We rented a Jeep so we could camp in the back of it even on nights when we couldn’t find a camp site. Little did we know that became the start of a trip filled with off-road driving. It started with a detour to a ghost town. Then we started looking for other off roads. This picture was taken through the Titus Canyon, which runs east to west (one-way) through the Armagosa Mountains that lies to the east of Death Valley. The sun was setting and I shot it hiding behind a rock. We were entranced by the experience of an ever changing scenery in addition to the thrill of the curvy and bumpy road. The exit of the canyon was eve more amazing. Little did I know this was just the beginning of more off-roading. Two days after, we found ourselves going through an even more threatening road that one of the rangers strongly suggested against. We thought we might not have come out alive that day. The desert offers limitless adventure. My heart yearns for its openness and sunlight. I blame it on the the Pacific NW winter. Or maybe it’s because that was when I was traveling with my love carelessly. In another week, I will be defending my PhD. I am already looking at tickets to San Diego. I can’t wait to see Joshua Tree NP as my next desert detour.

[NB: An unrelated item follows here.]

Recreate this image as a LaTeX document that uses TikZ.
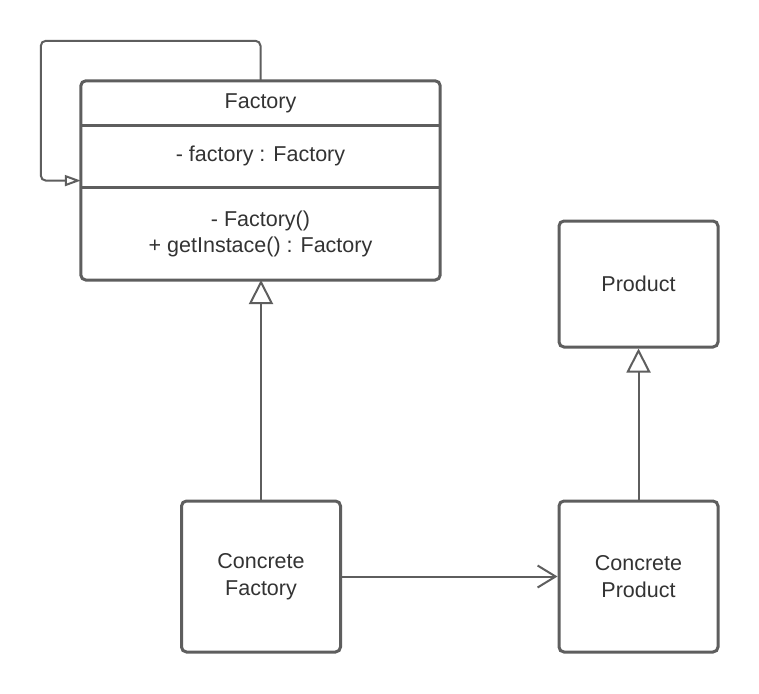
\documentclass[tikz,border=0pt]{standalone}
\usepackage{fontspec}
\setmainfont{Liberation Sans}
\usepackage{tikz}
\usetikzlibrary{arrows.meta,positioning,calc}
\definecolor{umlline}{HTML}{5E5E5E}
\definecolor{umltext}{HTML}{333333}
\tikzset{
  umlText/.style={font=\fontsize{21.5}{26.5}\selectfont, text=umltext, align=center},
  classBox/.style={draw=umlline, line width=3pt, rounded corners=5pt, umlText, minimum width=159pt, minimum height=151pt},
  classPart/.style={umlText, minimum width=359pt, inner sep=0pt},
  classLine/.style={draw=umlline, line width=3pt},
  inhArrow/.style={-{Triangle[open, length=24pt, width=24pt]}, line width=2pt, draw=umlline},
  assocArrow/.style={-{Straight Barb[length=18pt, width=22pt]}, line width=2pt, draw=umlline},
  selfArrow/.style={-{Triangle[open, length=16pt, width=11pt]}, line width=2pt, draw=umlline, rounded corners=5pt}
}

\begin{document}
\begin{tikzpicture}[x=1pt,y=-1pt]
  \useasboundingbox[fill=white] (0,0) rectangle (759,693);
  % Factory class, three compartments
  \node[classPart, minimum height=44pt] (facthead) at (260.5,103) {Factory};
  \node[classPart, minimum height=62pt, below=0pt of facthead] (factattr) {- factory : Factory};
  \node[classPart, minimum height=92pt, below=0pt of factattr] (factops) {- Factory()\\+ getInstace() : Factory};
  \draw[classLine, rounded corners=5pt] (facthead.north west) rectangle (factops.south east);
  \draw[classLine] (facthead.south west) -- (facthead.south east);
  \draw[classLine] (factattr.south west) -- (factattr.south east);
  % other classes
  \node[classBox, minimum height=126pt] (product) at (638.5,284) {Product};
  \node[classBox] (cfact) at (261,576.5) {Concrete\\Factory};
  \node[classBox] (cprod) at (638.5,576.5) {Concrete\\Product};
  % relations
  \coordinate (loopin) at ($(factattr.south west)+(0,-7)$);
  \draw[selfArrow] (facthead.north) -- ++(0,-40) -| ([xshift=-40pt]loopin) -- (loopin);
  \draw[inhArrow] (cfact.north) -- (cfact.north |- factops.south);
  \draw[inhArrow] (cprod.north) -- (product.south);
  \draw[assocArrow] (cfact.east) -- (cprod.west);
\end{tikzpicture}
\end{document}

I am not a fan of weddings except for my friend Clarie’s and May’s weddings. I am getting jaded and cynical with age? That’s a distinct possibility. After a break up at the end of 2009, I become less and less disillusioned by the institute of marriage. I take a step back and re-contemplate my life. In the midst of that, I was asked to shoot three weddings, in the span of a month in August 2010 (the month that is almost guaranteed to be sunny all the time in Seattle) The first one was a friend, the second one a friend’s friend, and the third one strangers. The recurrent theme is family and community. The couples celebrated their life together and the consummation of their love witnessed by people in their lives. I couldn’t relate to them at the time. Taking these wedding photos felt like a chore. Half a year later, when I have to put together a small wedding photography portfolio, the pictures made me realize that I have been afraid to really create the community and friendship that I desire. I have grown and changed quite a bit in the past years. It really means it’s time to also develop a new community that fits and speaks for who I am. I know it is hard to say good-bye to those that you love even it is for the right reasons. However, I cannot fight the current of these changes. Only a month after I made the new year resolution to make more new friends, I am already seeing the universe at work. This year, I will give myself the task of finding out what marriage means to me. It is not nothing! I will go to weddings, take pictures, and learn from those experiences.